We perform extensive Molecular Dynamics simulations of an ensemble of realistic microgel particles in swollen conditions in a wide range of packing fractions ζ. We compare neutral and charged microgels, where we consider charges distribution adherent to experimental conditions. Through a detailed analysis of single-particle behavior, we are able to identify the different regimes occurring upon increasing concentration: from shrinking to deformation and interpenetration, always connecting our findings to available experimental observations. We then link these single-particle features to the collective behavior of the suspension, finding evidence of a structural reentrance, that has no counterpart in the dynamics. Hence, while the maximum of the radial distribution function displays a non-monotonic behavior with increasing ζ, the dynamics, quantified by the microgels' mean-squared displacement, always slows down.

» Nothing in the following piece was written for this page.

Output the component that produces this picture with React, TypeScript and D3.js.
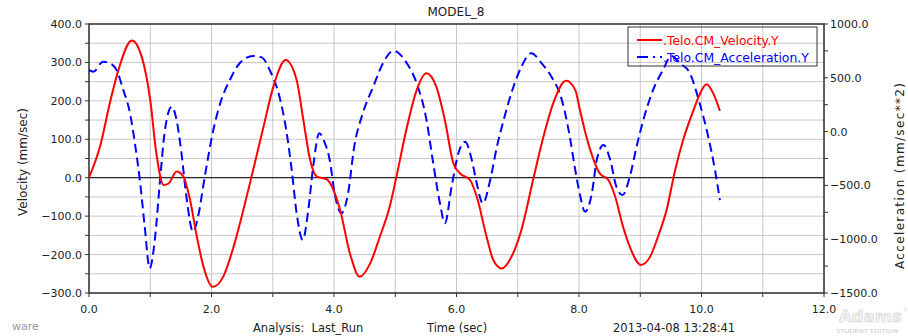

Key similarities and differences between neutral and charged microgels are identified. Importantly, at high enough ζ we also detect the fusion of the shells of charged microgels, that was previously invoked to explain key experimental findings. This highlights the fact that even for standard poly(N-isopropylacrylamide) microgels, commonly considered as a prototype of soft colloid, charge effects are relevant. Overall, our study establishes a powerful framework to uncover the physics of microgel suspensions under several different conditions. Indeed, it can be readily extended to tackle different regimes, e.g. high temperature, and systems, e.g. complex microgel topologies such as ultra-low-crosslinked ones, where experimental evidence is still limited.